The academy will be overseen by Real Betis technical director, Juan Parra, who is scheduled to come and work in Zimbabwe early next year.

Former Soccer Star of the Year, Murape Murape, is the head coach of the academy with Highlanders legends Johannes Ngodzo and Gift Lunga (Jnr) coming in as the first and second assistants.

Tichaona Diya and Philemon Mutyakureva are also on board as assistant coaches, in the academy whose medical side will be overseen by sports medicine expert Nicholas Munyonga.

Grant Mitchel will help out in fitness training.

We are very excited by this grand football project and our excitement is premised on the nursery’s potential to be a game-changer, in the history of our national game.

There has never been a question, as to the potential of Zimbabwe football, despite our size as a small nation with just about 15 or so million people.

We were the first country to provide an African footballer to win the European Cup, known as the Champions League, when goalkeeper Bruce Grobbelaar won the trophy with Liverpool.

We were also the first country, to provide an African footballer, to grace the English Premiership, when former Warriors captain, Peter Ndlovu, featured for Coventry City in August 1992.

Right now, we are the only country, in Southern Africa, who have a player who is playing for a club in the English top-flight league, where he shares the stage with some of the world’s finest players like Belgian superstar, Kevin De Bruyne.

Despite the poor funding of domestic football, and a battery of questionable leaders over the years, the local game has continued to provide the world market with some very good players.

What has been lacking, for years, is this kind of intervention, by Real Betis, to provide the funding, and expertise, needed to tap into the talent which lies in abundance across the country.

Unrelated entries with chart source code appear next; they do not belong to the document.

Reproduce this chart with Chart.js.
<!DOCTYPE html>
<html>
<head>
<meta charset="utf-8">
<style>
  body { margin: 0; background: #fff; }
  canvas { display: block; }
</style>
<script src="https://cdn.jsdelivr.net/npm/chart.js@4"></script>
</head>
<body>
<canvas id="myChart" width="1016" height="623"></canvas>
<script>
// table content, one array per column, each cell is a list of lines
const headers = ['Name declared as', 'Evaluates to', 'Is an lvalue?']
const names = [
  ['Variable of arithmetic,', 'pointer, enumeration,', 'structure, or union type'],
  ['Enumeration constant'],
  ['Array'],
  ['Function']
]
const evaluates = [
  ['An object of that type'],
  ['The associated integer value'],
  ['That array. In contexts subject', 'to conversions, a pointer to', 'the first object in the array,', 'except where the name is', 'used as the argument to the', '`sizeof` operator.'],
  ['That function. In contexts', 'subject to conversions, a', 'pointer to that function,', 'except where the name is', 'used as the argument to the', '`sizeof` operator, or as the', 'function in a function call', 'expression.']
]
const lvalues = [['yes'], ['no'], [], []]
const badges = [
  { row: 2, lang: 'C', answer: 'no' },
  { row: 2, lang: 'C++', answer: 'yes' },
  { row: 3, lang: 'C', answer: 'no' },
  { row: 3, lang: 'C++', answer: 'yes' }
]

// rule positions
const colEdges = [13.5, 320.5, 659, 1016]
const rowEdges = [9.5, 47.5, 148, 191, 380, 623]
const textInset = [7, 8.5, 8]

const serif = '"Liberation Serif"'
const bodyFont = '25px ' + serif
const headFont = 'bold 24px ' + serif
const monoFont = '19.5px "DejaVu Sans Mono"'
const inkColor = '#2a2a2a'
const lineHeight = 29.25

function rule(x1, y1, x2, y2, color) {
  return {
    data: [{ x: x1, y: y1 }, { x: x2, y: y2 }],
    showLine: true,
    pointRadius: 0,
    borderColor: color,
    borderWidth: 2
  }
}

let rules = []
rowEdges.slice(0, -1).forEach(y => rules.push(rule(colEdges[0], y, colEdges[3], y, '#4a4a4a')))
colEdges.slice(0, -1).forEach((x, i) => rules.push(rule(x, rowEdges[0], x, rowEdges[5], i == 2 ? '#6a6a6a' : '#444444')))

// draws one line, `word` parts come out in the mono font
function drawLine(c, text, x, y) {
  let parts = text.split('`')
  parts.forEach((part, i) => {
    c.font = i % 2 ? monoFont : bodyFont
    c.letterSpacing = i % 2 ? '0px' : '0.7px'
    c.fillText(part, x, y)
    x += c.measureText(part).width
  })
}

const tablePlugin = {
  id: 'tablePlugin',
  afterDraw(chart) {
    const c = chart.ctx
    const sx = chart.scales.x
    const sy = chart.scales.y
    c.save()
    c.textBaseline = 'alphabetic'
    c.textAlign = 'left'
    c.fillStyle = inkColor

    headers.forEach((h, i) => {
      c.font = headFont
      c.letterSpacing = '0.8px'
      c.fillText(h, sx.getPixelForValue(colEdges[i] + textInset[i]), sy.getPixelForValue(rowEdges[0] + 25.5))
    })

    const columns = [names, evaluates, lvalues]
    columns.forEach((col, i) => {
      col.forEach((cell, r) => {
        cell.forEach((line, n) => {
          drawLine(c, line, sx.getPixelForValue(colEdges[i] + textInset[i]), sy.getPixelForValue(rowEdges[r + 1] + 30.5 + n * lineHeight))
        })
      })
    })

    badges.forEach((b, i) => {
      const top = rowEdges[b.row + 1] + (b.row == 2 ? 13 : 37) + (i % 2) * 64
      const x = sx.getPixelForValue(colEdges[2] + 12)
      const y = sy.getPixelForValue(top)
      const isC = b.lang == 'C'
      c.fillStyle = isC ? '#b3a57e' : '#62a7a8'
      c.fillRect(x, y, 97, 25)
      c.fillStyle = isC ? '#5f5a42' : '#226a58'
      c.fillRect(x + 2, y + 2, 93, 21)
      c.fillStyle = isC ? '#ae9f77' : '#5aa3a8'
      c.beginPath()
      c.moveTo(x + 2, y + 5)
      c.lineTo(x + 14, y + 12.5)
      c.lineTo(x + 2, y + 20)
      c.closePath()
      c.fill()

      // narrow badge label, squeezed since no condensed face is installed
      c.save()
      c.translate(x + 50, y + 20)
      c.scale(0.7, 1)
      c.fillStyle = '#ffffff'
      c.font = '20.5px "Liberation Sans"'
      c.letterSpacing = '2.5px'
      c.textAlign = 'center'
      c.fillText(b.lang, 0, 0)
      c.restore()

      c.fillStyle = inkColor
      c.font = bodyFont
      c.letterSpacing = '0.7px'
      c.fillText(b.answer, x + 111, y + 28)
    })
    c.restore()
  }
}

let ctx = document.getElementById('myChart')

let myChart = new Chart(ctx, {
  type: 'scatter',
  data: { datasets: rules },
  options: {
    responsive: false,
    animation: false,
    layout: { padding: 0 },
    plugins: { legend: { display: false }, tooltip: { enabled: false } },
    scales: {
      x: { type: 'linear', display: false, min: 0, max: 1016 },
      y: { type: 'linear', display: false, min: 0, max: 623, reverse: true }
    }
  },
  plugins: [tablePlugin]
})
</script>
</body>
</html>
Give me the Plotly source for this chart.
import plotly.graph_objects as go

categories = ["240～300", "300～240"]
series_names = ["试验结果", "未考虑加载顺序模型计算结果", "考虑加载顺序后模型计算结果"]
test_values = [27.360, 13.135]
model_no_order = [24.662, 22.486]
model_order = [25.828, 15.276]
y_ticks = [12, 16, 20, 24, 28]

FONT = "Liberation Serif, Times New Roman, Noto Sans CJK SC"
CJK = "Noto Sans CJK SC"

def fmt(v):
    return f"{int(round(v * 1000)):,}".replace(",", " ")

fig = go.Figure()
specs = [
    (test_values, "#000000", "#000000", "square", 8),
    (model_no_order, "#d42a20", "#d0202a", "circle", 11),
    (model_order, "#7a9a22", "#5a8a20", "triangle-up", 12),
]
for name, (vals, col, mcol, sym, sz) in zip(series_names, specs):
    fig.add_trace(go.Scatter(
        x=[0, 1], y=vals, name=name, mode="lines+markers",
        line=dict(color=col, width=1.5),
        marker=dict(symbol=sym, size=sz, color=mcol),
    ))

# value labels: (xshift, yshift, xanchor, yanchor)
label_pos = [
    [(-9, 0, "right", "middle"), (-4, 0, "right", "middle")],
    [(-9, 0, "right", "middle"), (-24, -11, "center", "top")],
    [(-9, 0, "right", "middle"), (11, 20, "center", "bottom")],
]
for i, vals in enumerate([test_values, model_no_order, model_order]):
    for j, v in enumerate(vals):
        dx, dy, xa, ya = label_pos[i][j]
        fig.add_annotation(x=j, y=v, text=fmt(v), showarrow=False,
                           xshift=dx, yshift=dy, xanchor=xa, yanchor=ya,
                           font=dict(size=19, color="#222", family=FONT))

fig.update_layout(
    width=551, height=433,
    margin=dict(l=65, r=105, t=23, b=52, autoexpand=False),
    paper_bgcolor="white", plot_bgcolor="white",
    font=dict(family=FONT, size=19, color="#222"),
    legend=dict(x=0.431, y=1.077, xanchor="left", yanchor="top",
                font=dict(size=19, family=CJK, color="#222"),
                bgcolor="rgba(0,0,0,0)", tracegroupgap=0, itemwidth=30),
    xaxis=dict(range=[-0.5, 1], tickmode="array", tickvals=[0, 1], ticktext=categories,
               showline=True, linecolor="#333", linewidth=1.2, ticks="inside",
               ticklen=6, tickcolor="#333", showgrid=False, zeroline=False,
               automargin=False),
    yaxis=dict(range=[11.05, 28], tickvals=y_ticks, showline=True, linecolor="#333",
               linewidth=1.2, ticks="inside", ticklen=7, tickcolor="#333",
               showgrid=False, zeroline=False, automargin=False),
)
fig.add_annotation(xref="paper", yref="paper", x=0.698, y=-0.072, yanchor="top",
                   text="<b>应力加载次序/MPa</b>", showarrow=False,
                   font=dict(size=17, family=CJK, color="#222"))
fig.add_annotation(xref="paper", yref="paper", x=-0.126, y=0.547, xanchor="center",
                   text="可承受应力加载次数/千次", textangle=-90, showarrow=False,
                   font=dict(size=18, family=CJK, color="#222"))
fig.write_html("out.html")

Such an investment into our football grassroots structures will ensure that our national game can find the next Peter Ndlovu, the next Khama Billiat, the next Knowledge Musona and the next Benjani Mwaruwari.

It means that we won’t lose scores of our finest crop of footballers who, either through frustration or lack of guidance, have ended up losing their way, at a crucial stage of their careers.

The arrival of the Betis Academy is meant to address the weaknesses, which we have left to cripple our game, by prioritising both investment, and focus, back into the junior ranks.

That is why we are excited with what happened yesterday, something which Sibanda and his crew at his agency had been working on, for a long time, underlying the importance of proper planning.

We hope that the ZIFA leaders, who have seemingly been reluctant to embrace this project, will see what we have been seeing, since it was announced that such a landmark football project was coming to town.

We hope they will provide it with all the support it needs because, there is no doubt about that, this could be a game-changer for our football.